• Exercise objective:
Reproduce the material below line by line, beginning with its first line and ending with the line that contains "const yTicks = [-1.0, -0.5, 0.0, 0.5, 1.0];"; leave out pictures.
## BEGIN Data provided
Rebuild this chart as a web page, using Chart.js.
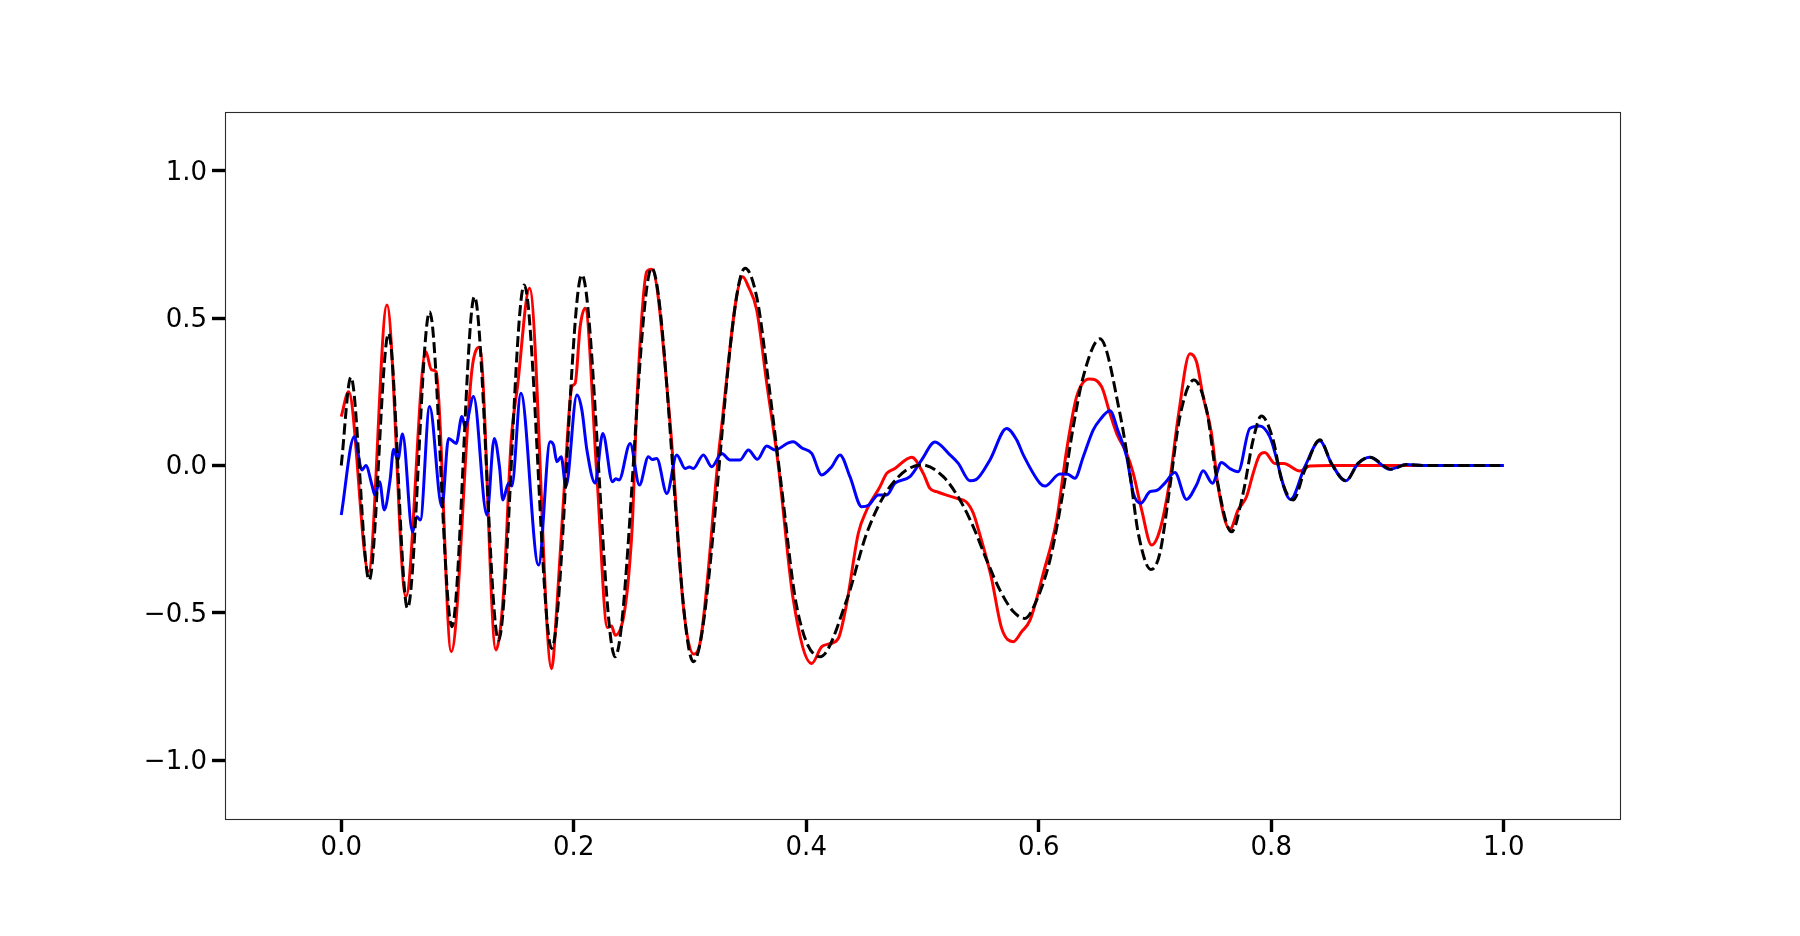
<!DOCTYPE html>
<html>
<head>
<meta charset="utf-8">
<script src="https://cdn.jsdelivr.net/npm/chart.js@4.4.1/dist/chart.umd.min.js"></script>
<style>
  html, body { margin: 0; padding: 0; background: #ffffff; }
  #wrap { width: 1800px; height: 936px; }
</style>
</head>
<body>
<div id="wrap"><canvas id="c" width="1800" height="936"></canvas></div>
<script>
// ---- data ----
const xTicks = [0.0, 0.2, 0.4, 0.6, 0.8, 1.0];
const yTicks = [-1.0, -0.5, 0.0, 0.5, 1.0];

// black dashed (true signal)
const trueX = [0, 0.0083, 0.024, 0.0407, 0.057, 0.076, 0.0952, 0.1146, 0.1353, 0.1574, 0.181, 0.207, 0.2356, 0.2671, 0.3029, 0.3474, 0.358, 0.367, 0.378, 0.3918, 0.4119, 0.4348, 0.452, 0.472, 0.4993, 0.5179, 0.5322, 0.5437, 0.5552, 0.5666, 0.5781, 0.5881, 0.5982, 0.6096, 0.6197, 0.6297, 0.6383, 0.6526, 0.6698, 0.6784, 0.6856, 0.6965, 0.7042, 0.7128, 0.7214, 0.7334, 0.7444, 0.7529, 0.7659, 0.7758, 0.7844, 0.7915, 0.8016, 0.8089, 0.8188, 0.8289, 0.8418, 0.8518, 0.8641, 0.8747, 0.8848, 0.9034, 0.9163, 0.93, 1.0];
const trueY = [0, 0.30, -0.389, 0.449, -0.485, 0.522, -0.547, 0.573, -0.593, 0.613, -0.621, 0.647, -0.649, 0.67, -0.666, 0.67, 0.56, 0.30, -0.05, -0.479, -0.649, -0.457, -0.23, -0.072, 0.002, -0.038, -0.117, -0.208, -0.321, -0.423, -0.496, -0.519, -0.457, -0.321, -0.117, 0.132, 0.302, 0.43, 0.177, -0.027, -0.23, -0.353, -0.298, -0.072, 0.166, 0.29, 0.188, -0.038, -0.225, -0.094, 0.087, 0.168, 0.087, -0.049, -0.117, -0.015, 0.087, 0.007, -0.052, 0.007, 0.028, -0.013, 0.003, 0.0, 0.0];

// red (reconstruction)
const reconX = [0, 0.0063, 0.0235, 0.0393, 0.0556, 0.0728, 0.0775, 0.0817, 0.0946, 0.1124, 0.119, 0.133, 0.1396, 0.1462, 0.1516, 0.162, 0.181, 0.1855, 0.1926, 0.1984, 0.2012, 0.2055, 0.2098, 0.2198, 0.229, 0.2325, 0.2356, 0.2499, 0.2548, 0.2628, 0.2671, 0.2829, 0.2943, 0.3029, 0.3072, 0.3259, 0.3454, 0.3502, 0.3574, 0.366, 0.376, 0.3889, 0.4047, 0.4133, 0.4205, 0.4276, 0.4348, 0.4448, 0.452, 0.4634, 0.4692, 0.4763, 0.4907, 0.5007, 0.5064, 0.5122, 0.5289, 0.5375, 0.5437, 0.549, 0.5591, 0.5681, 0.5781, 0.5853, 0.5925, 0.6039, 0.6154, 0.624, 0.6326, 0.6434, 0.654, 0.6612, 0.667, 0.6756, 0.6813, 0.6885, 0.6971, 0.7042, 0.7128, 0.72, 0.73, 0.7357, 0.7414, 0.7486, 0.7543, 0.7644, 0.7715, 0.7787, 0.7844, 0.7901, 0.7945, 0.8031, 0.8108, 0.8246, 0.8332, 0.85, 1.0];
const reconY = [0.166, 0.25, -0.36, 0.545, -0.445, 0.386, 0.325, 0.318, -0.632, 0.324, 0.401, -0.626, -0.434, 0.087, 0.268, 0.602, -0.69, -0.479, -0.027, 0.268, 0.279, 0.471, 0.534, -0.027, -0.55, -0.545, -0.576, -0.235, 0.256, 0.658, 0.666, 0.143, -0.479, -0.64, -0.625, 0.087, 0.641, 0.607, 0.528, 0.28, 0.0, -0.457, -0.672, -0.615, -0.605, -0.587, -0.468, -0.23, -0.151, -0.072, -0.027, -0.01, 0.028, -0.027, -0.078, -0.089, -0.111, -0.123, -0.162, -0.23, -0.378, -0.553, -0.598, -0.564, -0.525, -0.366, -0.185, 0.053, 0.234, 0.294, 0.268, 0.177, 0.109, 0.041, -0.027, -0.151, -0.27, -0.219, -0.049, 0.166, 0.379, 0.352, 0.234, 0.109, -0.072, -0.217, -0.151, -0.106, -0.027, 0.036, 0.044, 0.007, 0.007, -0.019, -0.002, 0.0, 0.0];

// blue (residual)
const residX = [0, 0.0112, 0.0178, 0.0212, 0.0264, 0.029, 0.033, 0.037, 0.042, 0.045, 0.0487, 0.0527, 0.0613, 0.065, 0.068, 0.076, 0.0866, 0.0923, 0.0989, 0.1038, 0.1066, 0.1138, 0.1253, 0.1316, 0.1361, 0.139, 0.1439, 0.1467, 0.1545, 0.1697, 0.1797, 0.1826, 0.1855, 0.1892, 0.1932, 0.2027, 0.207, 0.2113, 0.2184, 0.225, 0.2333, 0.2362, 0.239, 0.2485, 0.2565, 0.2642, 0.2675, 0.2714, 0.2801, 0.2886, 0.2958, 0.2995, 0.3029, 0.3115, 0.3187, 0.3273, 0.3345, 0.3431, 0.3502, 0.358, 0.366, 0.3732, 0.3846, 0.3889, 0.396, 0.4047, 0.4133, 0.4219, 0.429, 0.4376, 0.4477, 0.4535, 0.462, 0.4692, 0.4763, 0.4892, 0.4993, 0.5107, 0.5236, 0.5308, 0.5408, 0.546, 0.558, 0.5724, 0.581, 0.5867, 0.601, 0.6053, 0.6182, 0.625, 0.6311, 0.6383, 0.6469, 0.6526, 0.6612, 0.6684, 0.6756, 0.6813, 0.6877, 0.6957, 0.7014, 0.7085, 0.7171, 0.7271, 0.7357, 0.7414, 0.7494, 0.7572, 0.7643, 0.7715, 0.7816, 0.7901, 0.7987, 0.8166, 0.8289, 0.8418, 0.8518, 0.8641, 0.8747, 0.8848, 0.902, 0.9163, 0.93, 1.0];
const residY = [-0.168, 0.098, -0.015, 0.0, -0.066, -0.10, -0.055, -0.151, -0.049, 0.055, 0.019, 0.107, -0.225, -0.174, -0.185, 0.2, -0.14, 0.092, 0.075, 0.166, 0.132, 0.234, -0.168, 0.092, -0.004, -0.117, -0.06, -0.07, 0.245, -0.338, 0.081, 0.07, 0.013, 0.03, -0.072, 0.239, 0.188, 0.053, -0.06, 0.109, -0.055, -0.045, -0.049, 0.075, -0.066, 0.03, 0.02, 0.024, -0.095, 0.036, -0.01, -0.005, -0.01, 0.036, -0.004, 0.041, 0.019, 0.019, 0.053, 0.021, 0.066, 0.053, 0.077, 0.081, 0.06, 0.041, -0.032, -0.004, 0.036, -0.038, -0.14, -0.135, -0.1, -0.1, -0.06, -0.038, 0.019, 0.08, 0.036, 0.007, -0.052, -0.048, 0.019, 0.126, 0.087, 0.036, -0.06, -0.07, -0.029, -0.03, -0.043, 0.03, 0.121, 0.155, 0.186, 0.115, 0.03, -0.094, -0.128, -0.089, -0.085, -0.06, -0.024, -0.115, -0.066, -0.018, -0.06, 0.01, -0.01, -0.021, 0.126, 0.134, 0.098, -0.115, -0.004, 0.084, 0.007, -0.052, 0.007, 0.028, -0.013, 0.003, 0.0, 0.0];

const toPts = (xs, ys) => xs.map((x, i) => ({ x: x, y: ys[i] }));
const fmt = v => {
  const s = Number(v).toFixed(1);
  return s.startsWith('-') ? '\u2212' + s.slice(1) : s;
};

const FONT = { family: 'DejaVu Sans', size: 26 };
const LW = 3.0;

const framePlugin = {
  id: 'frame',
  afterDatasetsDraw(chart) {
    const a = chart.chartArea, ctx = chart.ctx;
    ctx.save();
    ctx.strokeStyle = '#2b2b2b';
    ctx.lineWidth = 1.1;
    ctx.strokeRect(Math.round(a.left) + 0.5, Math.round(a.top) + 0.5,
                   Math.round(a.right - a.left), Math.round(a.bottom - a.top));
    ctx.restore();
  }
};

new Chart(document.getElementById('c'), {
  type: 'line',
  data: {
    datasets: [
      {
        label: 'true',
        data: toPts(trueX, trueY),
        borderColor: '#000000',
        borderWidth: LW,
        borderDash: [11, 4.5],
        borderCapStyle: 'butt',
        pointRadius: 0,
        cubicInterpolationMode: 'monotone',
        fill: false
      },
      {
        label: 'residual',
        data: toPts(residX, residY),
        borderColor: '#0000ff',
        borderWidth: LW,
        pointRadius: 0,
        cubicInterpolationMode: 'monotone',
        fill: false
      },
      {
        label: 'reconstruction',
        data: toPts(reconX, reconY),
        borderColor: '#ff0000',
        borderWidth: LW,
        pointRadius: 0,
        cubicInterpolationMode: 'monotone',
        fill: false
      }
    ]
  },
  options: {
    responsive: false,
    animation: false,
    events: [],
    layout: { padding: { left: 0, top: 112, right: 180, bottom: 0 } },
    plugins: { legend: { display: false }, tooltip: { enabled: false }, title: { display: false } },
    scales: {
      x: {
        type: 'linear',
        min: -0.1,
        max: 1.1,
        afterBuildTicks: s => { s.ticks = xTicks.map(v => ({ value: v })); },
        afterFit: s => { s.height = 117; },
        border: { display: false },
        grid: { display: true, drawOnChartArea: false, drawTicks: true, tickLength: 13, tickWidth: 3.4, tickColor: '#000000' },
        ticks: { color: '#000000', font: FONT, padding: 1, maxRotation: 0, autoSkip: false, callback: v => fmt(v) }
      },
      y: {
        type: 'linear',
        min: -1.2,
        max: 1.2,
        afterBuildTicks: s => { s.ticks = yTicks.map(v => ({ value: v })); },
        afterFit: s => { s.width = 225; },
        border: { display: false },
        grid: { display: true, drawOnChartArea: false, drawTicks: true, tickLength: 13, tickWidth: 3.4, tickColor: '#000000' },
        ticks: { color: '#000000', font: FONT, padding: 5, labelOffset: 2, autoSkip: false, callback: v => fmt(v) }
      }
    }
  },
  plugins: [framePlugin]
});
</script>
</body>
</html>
## END Data provided
• Written solution:
Rebuild this chart as a web page, using Chart.js.
<!DOCTYPE html>
<html>
<head>
<meta charset="utf-8">
<script src="https://cdn.jsdelivr.net/npm/chart.js@4.4.1/dist/chart.umd.min.js"></script>
<style>
  html, body { margin: 0; padding: 0; background: #ffffff; }
  #wrap { width: 1800px; height: 936px; }
</style>
</head>
<body>
<div id="wrap"><canvas id="c" width="1800" height="936"></canvas></div>
<script>
// ---- data ----
const xTicks = [0.0, 0.2, 0.4, 0.6, 0.8, 1.0];
const yTicks = [-1.0, -0.5, 0.0, 0.5, 1.0];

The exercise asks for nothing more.